● **Job**:
Return exactly, please, the lines that run from the line with "Clone this chart in matplotlib." to the line with "frames_fine = list(range(0, 201))", ends included, and omit all pictures.

►

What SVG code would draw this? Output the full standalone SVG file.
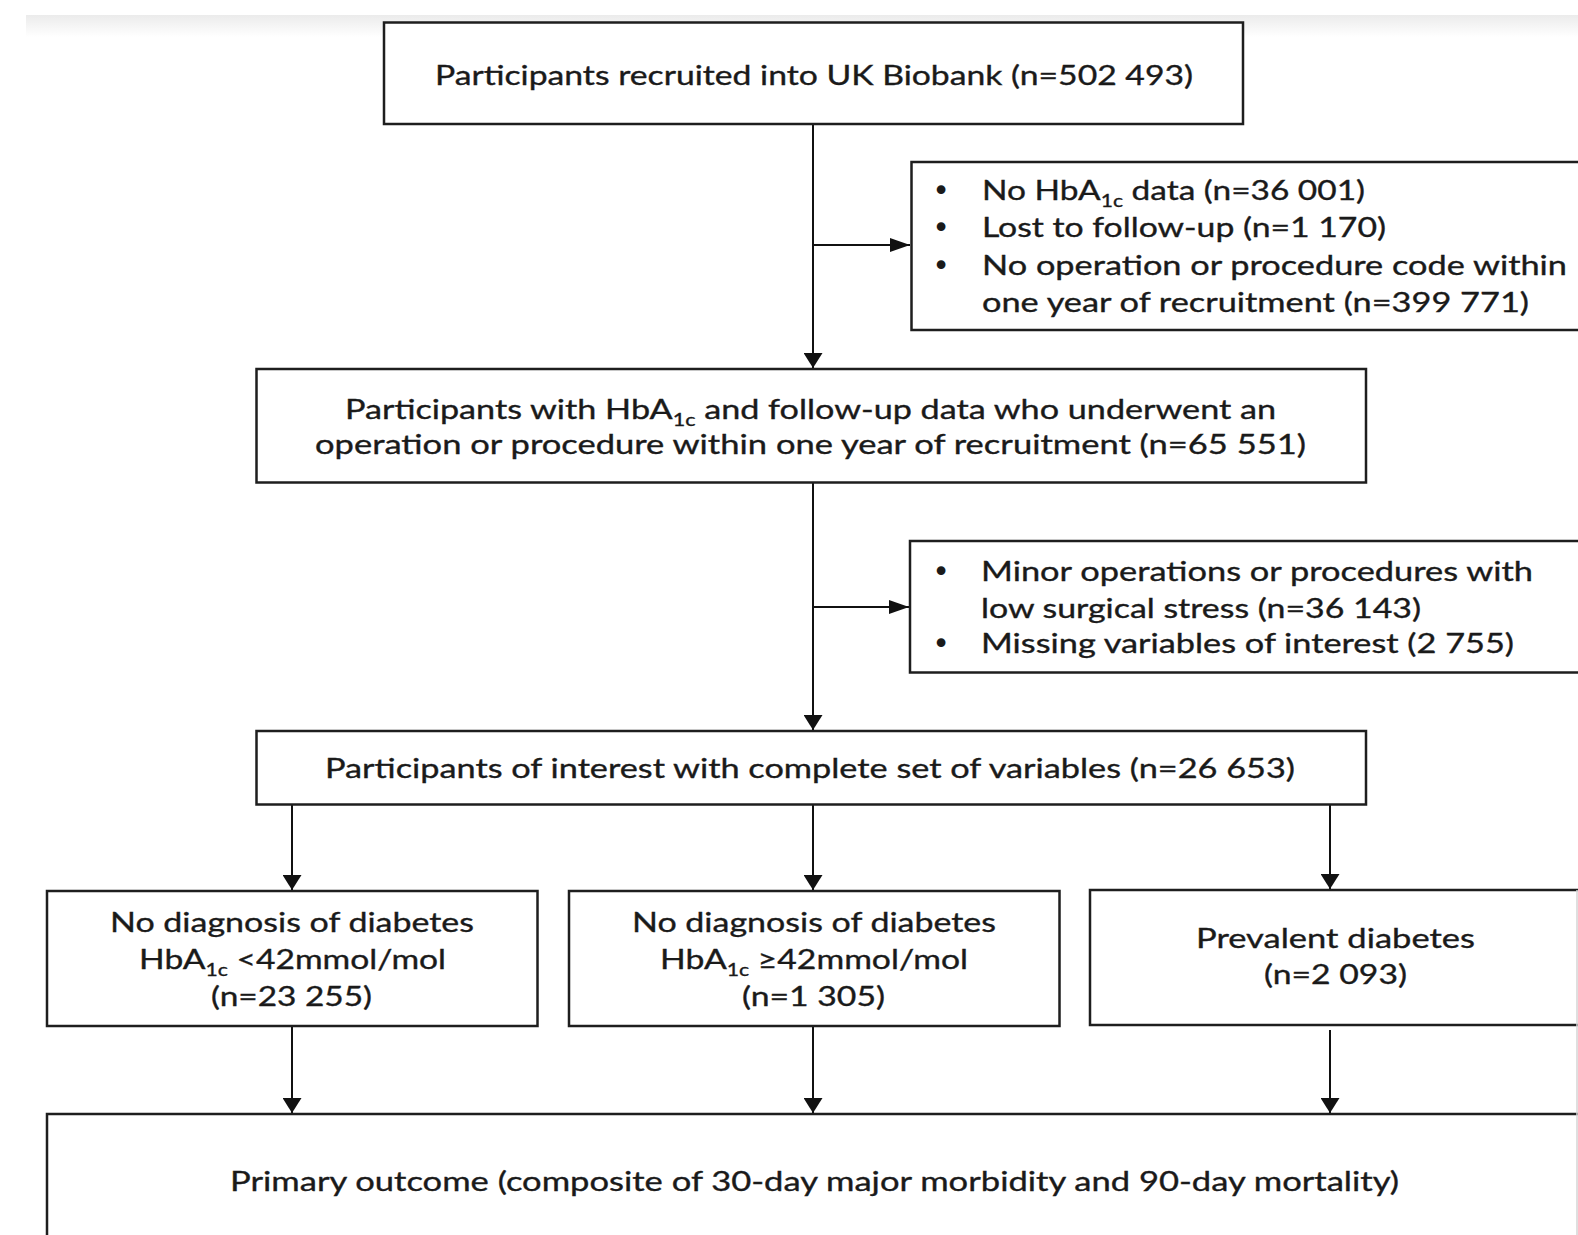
<svg xmlns="http://www.w3.org/2000/svg" width="1578" height="1235" viewBox="0 0 1578 1235">
<defs>
  <linearGradient id="topShade" x1="0" y1="0" x2="0" y2="1">
    <stop offset="0" stop-color="#ebebeb"/>
    <stop offset="1" stop-color="#ffffff"/>
  </linearGradient>
  <marker id="arrowV" markerUnits="userSpaceOnUse" markerWidth="15" markerHeight="19" refX="15" refY="9.5" orient="auto">
    <path d="M0,0 L15,9.5 L0,19 Z" fill="#111"/>
  </marker>
  <marker id="arrowH" markerUnits="userSpaceOnUse" markerWidth="20" markerHeight="14" refX="20" refY="7" orient="auto">
    <path d="M0,0 L20,7 L0,14 Z" fill="#111"/>
  </marker>
  <style>
    .box { fill: #ffffff; stroke: #1e1e1e; stroke-width: 2.5; }
    .conn { fill: none; stroke: #111111; stroke-width: 2; }
    .v { marker-end: url(#arrowV); }
    .h { marker-end: url(#arrowH); }
    .t { font-family: Lato, "Open Sans", sans-serif; font-size: 27px; fill: #1a1a1a; stroke: #1a1a1a; stroke-width: 0.35; }
    .bul { font-family: "DejaVu Sans", sans-serif; font-size: 30px; fill: #1a1a1a; text-anchor: middle; }
    .sub { font-size: 17px; }
  </style>
</defs>

<rect x="0" y="0" width="1578" height="1235" fill="#ffffff"/>
<rect x="26" y="15" width="1552" height="22" fill="url(#topShade)"/>

<g id="connectors">
  <line class="conn v" x1="813" y1="124" x2="813" y2="368"/>
  <line class="conn h" x1="813" y1="245" x2="910" y2="245"/>
  <line class="conn v" x1="813" y1="482.5" x2="813" y2="730"/>
  <line class="conn h" x1="813" y1="607" x2="909" y2="607"/>
  <line class="conn v" x1="292" y1="804.5" x2="292" y2="890"/>
  <line class="conn v" x1="813" y1="804.5" x2="813" y2="890"/>
  <line class="conn v" x1="1330" y1="804.5" x2="1330" y2="889"/>
  <line class="conn v" x1="292" y1="1026" x2="292" y2="1113"/>
  <line class="conn v" x1="813" y1="1026" x2="813" y2="1113"/>
  <line class="conn v" x1="1330" y1="1030" x2="1330" y2="1113"/>
</g>

<g id="recruited">
  <rect class="box" x="384" y="22.5" width="859" height="101.5"/>
  <text class="t" x="435" y="85" textLength="758" lengthAdjust="spacingAndGlyphs">Participants recruited into UK Biobank (n=502 493)</text>
</g>

<g id="exclusion1">
  <rect class="box" x="911.5" y="162" width="700" height="168"/>
  <text class="bul" x="941" y="201">•</text>
  <text class="bul" x="941" y="238">•</text>
  <text class="bul" x="941" y="276">•</text>
  <text class="t" x="982" y="200" textLength="383" lengthAdjust="spacingAndGlyphs">No HbA<tspan class="sub" dy="7">1c</tspan><tspan dy="-7"> data (n=36 001)</tspan></text>
  <text class="t" x="982" y="237" textLength="404" lengthAdjust="spacingAndGlyphs">Lost to follow-up (n=1 170)</text>
  <text class="t" x="982" y="275" textLength="585" lengthAdjust="spacingAndGlyphs">No operation or procedure code within</text>
  <text class="t" x="982" y="312" textLength="547" lengthAdjust="spacingAndGlyphs">one year of recruitment (n=399 771)</text>
</g>

<g id="hba1c-followup">
  <rect class="box" x="256.5" y="369" width="1109.5" height="113.5"/>
  <text class="t" x="345" y="419" textLength="931" lengthAdjust="spacingAndGlyphs">Participants with HbA<tspan class="sub" dy="7">1c</tspan><tspan dy="-7"> and follow-up data who underwent an</tspan></text>
  <text class="t" x="315" y="454" textLength="991" lengthAdjust="spacingAndGlyphs">operation or procedure within one year of recruitment (n=65 551)</text>
</g>

<g id="exclusion2">
  <rect class="box" x="910" y="541" width="700" height="131.5"/>
  <text class="bul" x="941" y="582">•</text>
  <text class="bul" x="941" y="653.5">•</text>
  <text class="t" x="981" y="581" textLength="552" lengthAdjust="spacingAndGlyphs">Minor operations or procedures with</text>
  <text class="t" x="981" y="618" textLength="440" lengthAdjust="spacingAndGlyphs">low surgical stress (n=36 143)</text>
  <text class="t" x="981" y="652.5" textLength="533" lengthAdjust="spacingAndGlyphs">Missing variables of interest (2 755)</text>
</g>

<g id="complete-set">
  <rect class="box" x="256.5" y="731" width="1109.5" height="73.5"/>
  <text class="t" x="325" y="778" textLength="970" lengthAdjust="spacingAndGlyphs">Participants of interest with complete set of variables (n=26 653)</text>
</g>

<g id="no-diabetes-low">
  <rect class="box" x="47" y="891" width="490.5" height="135"/>
  <text class="t" x="110" y="932" textLength="364" lengthAdjust="spacingAndGlyphs">No diagnosis of diabetes</text>
  <text class="t" x="139" y="969" textLength="307" lengthAdjust="spacingAndGlyphs">HbA<tspan class="sub" dy="7">1c</tspan><tspan dy="-7"> &lt;42mmol/mol</tspan></text>
  <text class="t" x="211" y="1006" textLength="161" lengthAdjust="spacingAndGlyphs">(n=23 255)</text>
</g>

<g id="no-diabetes-high">
  <rect class="box" x="569" y="891" width="490.5" height="135"/>
  <text class="t" x="632" y="932" textLength="364" lengthAdjust="spacingAndGlyphs">No diagnosis of diabetes</text>
  <text class="t" x="660" y="969" textLength="308" lengthAdjust="spacingAndGlyphs">HbA<tspan class="sub" dy="7">1c</tspan><tspan dy="-7"> ≥42mmol/mol</tspan></text>
  <text class="t" x="742" y="1006" textLength="143" lengthAdjust="spacingAndGlyphs">(n=1 305)</text>
</g>

<g id="prevalent-diabetes">
  <rect class="box" x="1090" y="890" width="520" height="135"/>
  <text class="t" x="1196" y="948" textLength="279" lengthAdjust="spacingAndGlyphs">Prevalent diabetes</text>
  <text class="t" x="1264" y="984" textLength="143" lengthAdjust="spacingAndGlyphs">(n=2 093)</text>
</g>

<g id="primary-outcome">
  <rect class="box" x="47" y="1114" width="1570" height="160"/>
  <text class="t" x="230" y="1191" textLength="1169" lengthAdjust="spacingAndGlyphs">Primary outcome (composite of 30-day major morbidity and 90-day mortality)</text>
</g>

<line x1="1577" y1="890" x2="1577" y2="1235" stroke="#d4d4d4" stroke-width="1.5"/>
</svg>
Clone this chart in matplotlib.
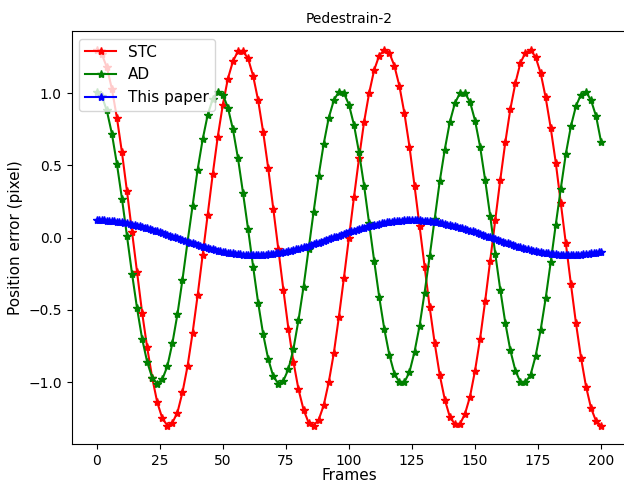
import matplotlib
matplotlib.use("Agg")
import matplotlib.pyplot as plt
import numpy as np

# Frames for STC and AD (every 2 frames) and for "This paper" (every frame)
frames_coarse = list(range(0, 201, 2))
frames_fine = list(range(0, 201))

stc = [1.30, 1.27, 1.18, 1.03, 0.83, 0.59, 0.32, 0.04, -0.24, -0.52,
       -0.76, -0.97, -1.14, -1.25, -1.30, -1.28, -1.21, -1.07, -0.89, -0.66,
       -0.40, -0.12, 0.16, 0.44, 0.70, 0.92, 1.10, 1.22, 1.29, 1.29,
       1.24, 1.12, 0.95, 0.73, 0.48, 0.20, -0.08, -0.36, -0.63, -0.86,
       -1.05, -1.19, -1.28, -1.30, -1.26, -1.16, -1.00, -0.80, -0.55, -0.28,
       0.00, 0.28, 0.55, 0.80, 1.00, 1.16, 1.26, 1.30, 1.28, 1.19,
       1.05, 0.86, 0.63, 0.36, 0.08, -0.20, -0.48, -0.73, -0.95, -1.12,
       -1.24, -1.29, -1.29, -1.22, -1.10, -0.92, -0.70, -0.44, -0.16, 0.12,
       0.40, 0.66, 0.89, 1.07, 1.21, 1.28, 1.30, 1.25, 1.14, 0.97,
       0.76, 0.52, 0.24, -0.04, -0.32, -0.59, -0.83, -1.03, -1.18, -1.27,
       -1.30]

ad = [1.01, 0.98, 0.88, 0.72, 0.51, 0.27, 0.01, -0.25, -0.49, -0.70,
      -0.86, -0.97, -1.01, -0.98, -0.89, -0.73, -0.53, -0.29, -0.03, 0.22,
      0.47, 0.68, 0.85, 0.96, 1.01, 0.99, 0.90, 0.75, 0.55, 0.31,
      0.06, -0.20, -0.45, -0.67, -0.84, -0.96, -1.01, -0.99, -0.91, -0.77,
      -0.57, -0.34, -0.08, 0.18, 0.43, 0.65, 0.83, 0.95, 1.01, 1.00,
      0.92, 0.78, 0.59, 0.36, 0.10, -0.16, -0.41, -0.63, -0.81, -0.94,
      -1.00, -1.00, -0.93, -0.79, -0.61, -0.38, -0.13, 0.13, 0.39, 0.61,
      0.80, 0.93, 1.00, 1.00, 0.94, 0.81, 0.63, 0.40, 0.15, -0.11,
      -0.36, -0.59, -0.78, -0.92, -1.00, -1.00, -0.95, -0.82, -0.64, -0.42,
      -0.17, 0.09, 0.34, 0.58, 0.77, 0.91, 0.99, 1.01, 0.95, 0.84,
      0.66]

this_paper = [0.120, 0.120, 0.119, 0.119, 0.118, 0.116, 0.115, 0.113, 0.110, 0.108,
              0.105, 0.102, 0.099, 0.095, 0.091, 0.087, 0.083, 0.079, 0.074, 0.069,
              0.064, 0.059, 0.054, 0.048, 0.043, 0.037, 0.031, 0.025, 0.020, 0.014,
              0.008, 0.002, -0.005, -0.011, -0.017, -0.022, -0.028, -0.034, -0.040, -0.046,
              -0.051, -0.056, -0.062, -0.067, -0.072, -0.076, -0.081, -0.085, -0.090, -0.093,
              -0.097, -0.101, -0.104, -0.107, -0.109, -0.112, -0.114, -0.115, -0.117, -0.118,
              -0.119, -0.120, -0.120, -0.120, -0.120, -0.119, -0.118, -0.117, -0.115, -0.114,
              -0.112, -0.109, -0.107, -0.104, -0.101, -0.097, -0.093, -0.090, -0.085, -0.081,
              -0.076, -0.072, -0.067, -0.062, -0.056, -0.051, -0.046, -0.040, -0.034, -0.028,
              -0.022, -0.017, -0.011, -0.005, 0.002, 0.008, 0.014, 0.020, 0.025, 0.031,
              0.037, 0.043, 0.048, 0.054, 0.059, 0.064, 0.069, 0.074, 0.079, 0.083,
              0.087, 0.091, 0.095, 0.099, 0.102, 0.105, 0.108, 0.110, 0.113, 0.115,
              0.116, 0.118, 0.119, 0.119, 0.120, 0.120, 0.120, 0.119, 0.119, 0.118,
              0.116, 0.115, 0.113, 0.110, 0.108, 0.105, 0.102, 0.099, 0.095, 0.091,
              0.087, 0.083, 0.079, 0.074, 0.069, 0.064, 0.059, 0.054, 0.048, 0.043,
              0.037, 0.031, 0.025, 0.020, 0.014, 0.008, 0.002, -0.005, -0.011, -0.017,
              -0.022, -0.028, -0.034, -0.040, -0.046, -0.051, -0.056, -0.062, -0.067, -0.072,
              -0.076, -0.081, -0.085, -0.090, -0.093, -0.097, -0.101, -0.104, -0.107, -0.109,
              -0.112, -0.114, -0.115, -0.117, -0.118, -0.119, -0.120, -0.120, -0.120, -0.120,
              -0.119, -0.118, -0.117, -0.115, -0.114, -0.112, -0.109, -0.107, -0.104, -0.101,
              -0.097]

series_labels = ["STC", "AD", "This paper"]
title = "Pedestrain-2"
xlabel = "Frames"
ylabel = "Position error (pixel)"

fig = plt.figure(figsize=(6.24, 4.83), dpi=100)
ax = fig.add_axes([0.1146, 0.0801, 0.8892, 0.8557])

ax.plot(frames_coarse, stc, color="red", marker="*", label=series_labels[0])
ax.plot(frames_coarse, ad, color="green", marker="*", label=series_labels[1])
ax.plot(frames_fine, this_paper, color="blue", marker="*", label=series_labels[2])

ax.set_title(title, fontsize=10)
ax.set_xlabel(xlabel, fontsize=11, labelpad=0)
ax.set_ylabel(ylabel, fontsize=11)
ax.set_xticks([0, 25, 50, 75, 100, 125, 150, 175, 200])
ax.set_yticks([-1.0, -0.5, 0.0, 0.5, 1.0])
ax.legend(loc="upper left", fontsize=11)

fig.savefig("out.png", dpi=100)
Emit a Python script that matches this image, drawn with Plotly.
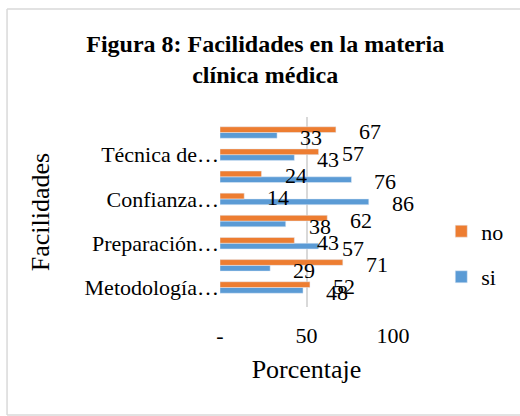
import plotly.graph_objects as go

# Datos (de abajo hacia arriba):
categorias = ["Metodología…", "Categoría 2", "Preparación…", "Categoría 4",
              "Confianza…", "Categoría 6", "Técnica de…", "Categoría 8"]
etiquetas_eje = ["Metodología…", "", "Preparación…", "",
                 "Confianza…", "", "Técnica de…", ""]
si = [48, 29, 57, 38, 86, 76, 43, 33]
no = [52, 71, 43, 62, 14, 24, 57, 67]
ticks_x = [0, 50, 100]
ticks_x_texto = ["-", "50", "100"]

FUENTE = "Liberation Serif, Times New Roman, serif"

fig = go.Figure()

# "si" primero para que quede abajo dentro de cada grupo:
fig.add_trace(go.Bar(y=categorias, x=si, name="si", orientation="h",
                     marker_color="#5B9BD5", legendgroup="si", legendrank=2))
fig.add_trace(go.Bar(y=categorias, x=no, name="no", orientation="h",
                     marker_color="#ED7D31", legendgroup="no", legendrank=1))

# Etiquetas de datos, desplazadas como en el original:
for cat, v in zip(categorias, no):
    fig.add_annotation(x=v, y=cat, text=str(v), showarrow=False,
                       xanchor="center", yanchor="middle", xshift=34, yshift=1,
                       font=dict(family=FUENTE, size=22, color="black"))
for cat, v in zip(categorias, si):
    fig.add_annotation(x=v, y=cat, text=str(v), showarrow=False,
                       xanchor="center", yanchor="middle", xshift=34, yshift=-5,
                       font=dict(family=FUENTE, size=22, color="black"))

# Borde del grafico (izquierda, arriba y abajo):
borde = dict(color="#d9d9d9", width=1.5)
fig.add_shape(type="line", xref="paper", yref="paper",
              x0=-1.231, x1=-1.231, y0=-0.568, y1=1.568, line=borde, layer="below")
fig.add_shape(type="line", xref="paper", yref="paper",
              x0=-1.231, x1=1.75, y0=1.568, y1=1.568, line=borde, layer="below")
fig.add_shape(type="line", xref="paper", yref="paper",
              x0=-1.231, x1=1.75, y0=-0.568, y1=-0.568, line=borde, layer="below")

fig.update_layout(
    width=520, height=416,
    margin=dict(l=220, r=127, t=117, b=109, autoexpand=False),
    paper_bgcolor="white", plot_bgcolor="white",
    font=dict(family=FUENTE, size=22, color="black"),
    barmode="group", bargap=0.48, bargroupgap=0,
    title=dict(text="<b>Figura 8: Facilidades en la materia<br>clínica médica</b>",
               x=0.51, xanchor="center", y=0.875, yanchor="top",
               font=dict(family=FUENTE, size=24, color="black")),
    legend=dict(x=1.279, xanchor="left", y=0.277, yanchor="middle",
                traceorder="grouped", tracegroupgap=14,
                font=dict(size=22), bgcolor="rgba(0,0,0,0)"),
    showlegend=True,
)

fig.update_xaxes(range=[0, 100], tickvals=ticks_x, ticktext=ticks_x_texto,
                 showgrid=True, gridcolor="#d9d9d9", gridwidth=1.5,
                 zeroline=False, showline=False, ticklabelstandoff=13,
                 automargin=False,
                 title=dict(text="Porcentaje", standoff=12))
fig.update_yaxes(type="category", categoryorder="array", categoryarray=categorias,
                 tickvals=categorias, ticktext=etiquetas_eje,
                 showgrid=False, zeroline=False, showline=False, ticks="",
                 automargin=False,
                 title=dict(text="Facilidades", standoff=27))

# Quitar el margen por defecto del <body> para que la figura quede en (0, 0):
fig.write_html("out.html", config={"displayModeBar": False},
               post_script="document.body.style.margin='0';"
                           "document.body.style.overflow='hidden';")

◄

● **Answer below**:
Clone this chart in matplotlib.
import matplotlib
matplotlib.use("Agg")
import matplotlib.pyplot as plt
import numpy as np

# Frames for STC and AD (every 2 frames) and for "This paper" (every frame)
frames_coarse = list(range(0, 201, 2))
frames_fine = list(range(0, 201))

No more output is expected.